All of the lines below are to be printed again exactly; images are excluded from the output.

= = = = =

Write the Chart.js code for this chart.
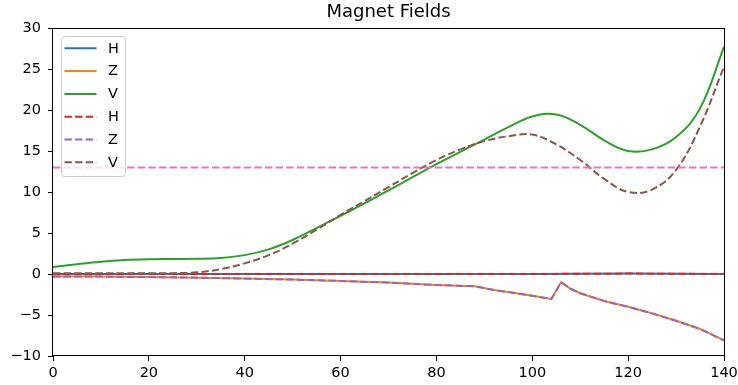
<!DOCTYPE html>
<html>
<head>
<meta charset="utf-8">
<script src="https://cdn.jsdelivr.net/npm/chart.js@4.4.0/dist/chart.umd.min.js"></script>
<style>
  html, body { margin: 0; padding: 0; background: #fff; }
</style>
</head>
<body>
<canvas id="chart" width="738" height="385"></canvas>
<script>
// x positions of the samples
const xV = [0,5,10,15,20,25,30,35,40,45,50,55,60,65,70,75,80,85,90,95,100,105,110,115,120,125,130,135,140];
const xZ = [0,10,20,30,40,50,60,70,80,88,92,96,100,104,106,108,110,115,120,125,130,135,140];
const xH = [0,20,40,60,80,100,120,140];

// measured (solid) and model (dashed) components
const hMeasured = [0,0,0,0,0,0,0.05,0];
const zMeasured = [-0.3,-0.32,-0.38,-0.45,-0.55,-0.68,-0.85,-1.05,-1.35,-1.5,-1.95,-2.3,-2.65,-3.05,-1.0,-1.8,-2.35,-3.3,-4.0,-4.8,-5.7,-6.7,-8.1];
const vMeasured = [0.85,1.2,1.5,1.7,1.8,1.83,1.85,1.95,2.3,3.0,4.15,5.6,7.1,8.6,10.2,11.8,13.4,14.9,16.4,17.9,19.2,19.45,18.2,16.3,15.0,15.2,16.7,20.2,27.7];

const hModel = [0,0,0,0,0,0,0.05,0];
const zModel = [-0.3,-0.32,-0.38,-0.45,-0.55,-0.68,-0.85,-1.05,-1.35,-1.5,-1.95,-2.3,-2.65,-3.05,-1.0,-1.8,-2.35,-3.3,-4.0,-4.8,-5.7,-6.7,-8.1];
const vModel = [0.1,0.1,0.1,0.1,0.1,0.1,0.2,0.6,1.3,2.3,3.7,5.4,7.2,8.9,10.6,12.3,13.9,15.2,16.2,16.8,17.0,15.8,13.9,11.6,10.0,10.3,12.7,18.0,25.3];

// horizontal reference level
const xLimit = [0, 140];
const vLimit = [13, 13];

const xTicks = { min: 0, max: 140, step: 20 };
const yTicks = { min: -10, max: 30, step: 5 };

function pts(xs, ys) {
  return xs.map((x, i) => ({ x: x, y: ys[i] }));
}

const dash = [7.4, 3.2];

function line(label, xs, ys, color, dashed, tension) {
  return {
    label: label,
    data: pts(xs, ys),
    borderColor: color,
    backgroundColor: color,
    borderWidth: 2,
    borderDash: dashed ? dash : [],
    pointRadius: 0,
    tension: tension,
    fill: false
  };
}

const datasets = [
  line('H', xH, hMeasured, '#1f77b4', false, 0),
  line('Z', xZ, zMeasured, '#ff7f0e', false, 0),
  line('V', xV, vMeasured, '#2ca02c', false, 0.4),
  line('H', xH, hModel, '#d62728', true, 0),
  line('Z', xZ, zModel, '#9467bd', true, 0),
  line('V', xV, vModel, '#8c564b', true, 0.4),
  line('', xLimit, vLimit, '#e377c2', true, 0)
];
// later series on top, like the original plot
datasets.forEach((d, i) => { d.order = datasets.length - i; });

// spines on all four sides plus a legend box inside the axes
const frameAndLegend = {
  id: 'frameAndLegend',
  afterDatasetsDraw(chart) {
    const ctx = chart.ctx;
    const a = chart.chartArea;
    ctx.save();
    ctx.strokeStyle = '#000';
    ctx.lineWidth = 1;
    ctx.strokeRect(Math.round(a.left) - 0.5, Math.round(a.top) + 0.5,
      Math.round(a.right - a.left) + 1, Math.round(a.bottom - a.top) - 1);

    const items = chart.data.datasets.filter(d => d.label);
    const rowH = 22.8;
    const bx = a.left + 8, by = a.top + 8;
    const bw = 64, bh = 12.3 + (items.length - 1) * rowH + 13.7;
    ctx.beginPath();
    ctx.roundRect(bx + 0.5, by + 0.5, bw, bh, 3);
    ctx.fillStyle = 'rgba(255,255,255,0.8)';
    ctx.fill();
    ctx.strokeStyle = '#cccccc';
    ctx.stroke();

    ctx.font = '14.5px "DejaVu Sans"';
    ctx.textBaseline = 'middle';
    ctx.textAlign = 'left';
    items.forEach((d, i) => {
      const y = by + 12.3 + i * rowH;
      ctx.beginPath();
      ctx.setLineDash(d.borderDash.length ? d.borderDash : []);
      ctx.strokeStyle = d.borderColor;
      ctx.lineWidth = 2;
      ctx.moveTo(bx + 3.5, y);
      ctx.lineTo(bx + 35.5, y);
      ctx.stroke();
      ctx.setLineDash([]);
      ctx.fillStyle = '#000';
      ctx.fillText(d.label, bx + 47, y + 0.5);
    });
    ctx.restore();
  }
};

Chart.defaults.font.family = '"DejaVu Sans"';
Chart.defaults.color = '#000';

const minus = v => String(v).replace('-', '\u2212');

new Chart(document.getElementById('chart').getContext('2d'), {
  type: 'line',
  data: { datasets: datasets },
  plugins: [frameAndLegend],
  options: {
    responsive: false,
    animation: false,
    layout: { padding: { left: 0, right: 0, top: 0, bottom: 0 } },
    plugins: {
      legend: { display: false },
      tooltip: { enabled: false },
      title: {
        display: true,
        fullSize: false,
        text: 'Magnet Fields',
        color: '#000',
        font: { size: 18, weight: 'normal' },
        padding: { top: 2, bottom: 4.4 }
      }
    },
    scales: {
      x: {
        type: 'linear',
        min: xTicks.min,
        max: xTicks.max,
        border: { display: false },
        grid: { display: true, drawOnChartArea: false, drawTicks: true, tickLength: 5, color: '#000', lineWidth: 1 },
        ticks: { stepSize: xTicks.step, padding: 4, font: { size: 14.5 }, color: '#000', maxRotation: 0, callback: minus },
        afterFit(scale) {
          scale.height = 29;
          scale.paddingRight = 14;
          scale.paddingLeft = 0;
        }
      },
      y: {
        type: 'linear',
        min: yTicks.min,
        max: yTicks.max,
        border: { display: false },
        grid: { display: true, drawOnChartArea: false, drawTicks: true, tickLength: 5, color: '#000', lineWidth: 1 },
        ticks: { stepSize: yTicks.step, padding: 7, font: { size: 14.5 }, color: '#000', callback: minus },
        afterFit(scale) { scale.width = 53; }
      }
    }
  }
});
</script>
</body>
</html>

= = = = =

#### [ANSWER FOR THE TASK]
Write the Chart.js code for this chart.
<!DOCTYPE html>
<html>
<head>
<meta charset="utf-8">
<script src="https://cdn.jsdelivr.net/npm/chart.js@4.4.0/dist/chart.umd.min.js"></script>
<style>
  html, body { margin: 0; padding: 0; background: #fff; }
</style>
</head>
<body>
<canvas id="chart" width="738" height="385"></canvas>
<script>
// x positions of the samples
const xV = [0,5,10,15,20,25,30,35,40,45,50,55,60,65,70,75,80,85,90,95,100,105,110,115,120,125,130,135,140];
const xZ = [0,10,20,30,40,50,60,70,80,88,92,96,100,104,106,108,110,115,120,125,130,135,140];
const xH = [0,20,40,60,80,100,120,140];

// measured (solid) and model (dashed) components
const hMeasured = [0,0,0,0,0,0,0.05,0];
const zMeasured = [-0.3,-0.32,-0.38,-0.45,-0.55,-0.68,-0.85,-1.05,-1.35,-1.5,-1.95,-2.3,-2.65,-3.05,-1.0,-1.8,-2.35,-3.3,-4.0,-4.8,-5.7,-6.7,-8.1];
const vMeasured = [0.85,1.2,1.5,1.7,1.8,1.83,1.85,1.95,2.3,3.0,4.15,5.6,7.1,8.6,10.2,11.8,13.4,14.9,16.4,17.9,19.2,19.45,18.2,16.3,15.0,15.2,16.7,20.2,27.7];

const hModel = [0,0,0,0,0,0,0.05,0];
const zModel = [-0.3,-0.32,-0.38,-0.45,-0.55,-0.68,-0.85,-1.05,-1.35,-1.5,-1.95,-2.3,-2.65,-3.05,-1.0,-1.8,-2.35,-3.3,-4.0,-4.8,-5.7,-6.7,-8.1];
const vModel = [0.1,0.1,0.1,0.1,0.1,0.1,0.2,0.6,1.3,2.3,3.7,5.4,7.2,8.9,10.6,12.3,13.9,15.2,16.2,16.8,17.0,15.8,13.9,11.6,10.0,10.3,12.7,18.0,25.3];

// horizontal reference level
const xLimit = [0, 140];
const vLimit = [13, 13];

const xTicks = { min: 0, max: 140, step: 20 };
const yTicks = { min: -10, max: 30, step: 5 };

function pts(xs, ys) {
  return xs.map((x, i) => ({ x: x, y: ys[i] }));
}

const dash = [7.4, 3.2];

function line(label, xs, ys, color, dashed, tension) {
  return {
    label: label,
    data: pts(xs, ys),
    borderColor: color,
    backgroundColor: color,
    borderWidth: 2,
    borderDash: dashed ? dash : [],
    pointRadius: 0,
    tension: tension,
    fill: false
  };
}

const datasets = [
  line('H', xH, hMeasured, '#1f77b4', false, 0),
  line('Z', xZ, zMeasured, '#ff7f0e', false, 0),
  line('V', xV, vMeasured, '#2ca02c', false, 0.4),
  line('H', xH, hModel, '#d62728', true, 0),
  line('Z', xZ, zModel, '#9467bd', true, 0),
  line('V', xV, vModel, '#8c564b', true, 0.4),
  line('', xLimit, vLimit, '#e377c2', true, 0)
];
// later series on top, like the original plot
datasets.forEach((d, i) => { d.order = datasets.length - i; });

// spines on all four sides plus a legend box inside the axes
const frameAndLegend = {
  id: 'frameAndLegend',
  afterDatasetsDraw(chart) {
    const ctx = chart.ctx;
    const a = chart.chartArea;
    ctx.save();
    ctx.strokeStyle = '#000';
    ctx.lineWidth = 1;
    ctx.strokeRect(Math.round(a.left) - 0.5, Math.round(a.top) + 0.5,
      Math.round(a.right - a.left) + 1, Math.round(a.bottom - a.top) - 1);

    const items = chart.data.datasets.filter(d => d.label);
    const rowH = 22.8;
    const bx = a.left + 8, by = a.top + 8;
    const bw = 64, bh = 12.3 + (items.length - 1) * rowH + 13.7;
    ctx.beginPath();
    ctx.roundRect(bx + 0.5, by + 0.5, bw, bh, 3);
    ctx.fillStyle = 'rgba(255,255,255,0.8)';
    ctx.fill();
    ctx.strokeStyle = '#cccccc';
    ctx.stroke();

    ctx.font = '14.5px "DejaVu Sans"';
    ctx.textBaseline = 'middle';
    ctx.textAlign = 'left';
    items.forEach((d, i) => {
      const y = by + 12.3 + i * rowH;
      ctx.beginPath();
      ctx.setLineDash(d.borderDash.length ? d.borderDash : []);
      ctx.strokeStyle = d.borderColor;
      ctx.lineWidth = 2;
      ctx.moveTo(bx + 3.5, y);
      ctx.lineTo(bx + 35.5, y);
      ctx.stroke();
      ctx.setLineDash([]);
      ctx.fillStyle = '#000';
      ctx.fillText(d.label, bx + 47, y + 0.5);
    });
    ctx.restore();
  }
};

Chart.defaults.font.family = '"DejaVu Sans"';
Chart.defaults.color = '#000';

const minus = v => String(v).replace('-', '\u2212');

new Chart(document.getElementById('chart').getContext('2d'), {
  type: 'line',
  data: { datasets: datasets },
  plugins: [frameAndLegend],
  options: {
    responsive: false,
    animation: false,
    layout: { padding: { left: 0, right: 0, top: 0, bottom: 0 } },
    plugins: {
      legend: { display: false },
      tooltip: { enabled: false },
      title: {
        display: true,
        fullSize: false,
        text: 'Magnet Fields',
        color: '#000',
        font: { size: 18, weight: 'normal' },
        padding: { top: 2, bottom: 4.4 }
      }
    },
    scales: {
      x: {
        type: 'linear',
        min: xTicks.min,
        max: xTicks.max,
        border: { display: false },
        grid: { display: true, drawOnChartArea: false, drawTicks: true, tickLength: 5, color: '#000', lineWidth: 1 },
        ticks: { stepSize: xTicks.step, padding: 4, font: { size: 14.5 }, color: '#000', maxRotation: 0, callback: minus },
        afterFit(scale) {
          scale.height = 29;
          scale.paddingRight = 14;
          scale.paddingLeft = 0;
        }
      },
      y: {
        type: 'linear',
        min: yTicks.min,
        max: yTicks.max,
        border: { display: false },
        grid: { display: true, drawOnChartArea: false, drawTicks: true, tickLength: 5, color: '#000', lineWidth: 1 },
        ticks: { stepSize: yTicks.step, padding: 7, font: { size: 14.5 }, color: '#000', callback: minus },
        afterFit(scale) { scale.width = 53; }
      }
    }
  }
});
</script>
</body>
</html>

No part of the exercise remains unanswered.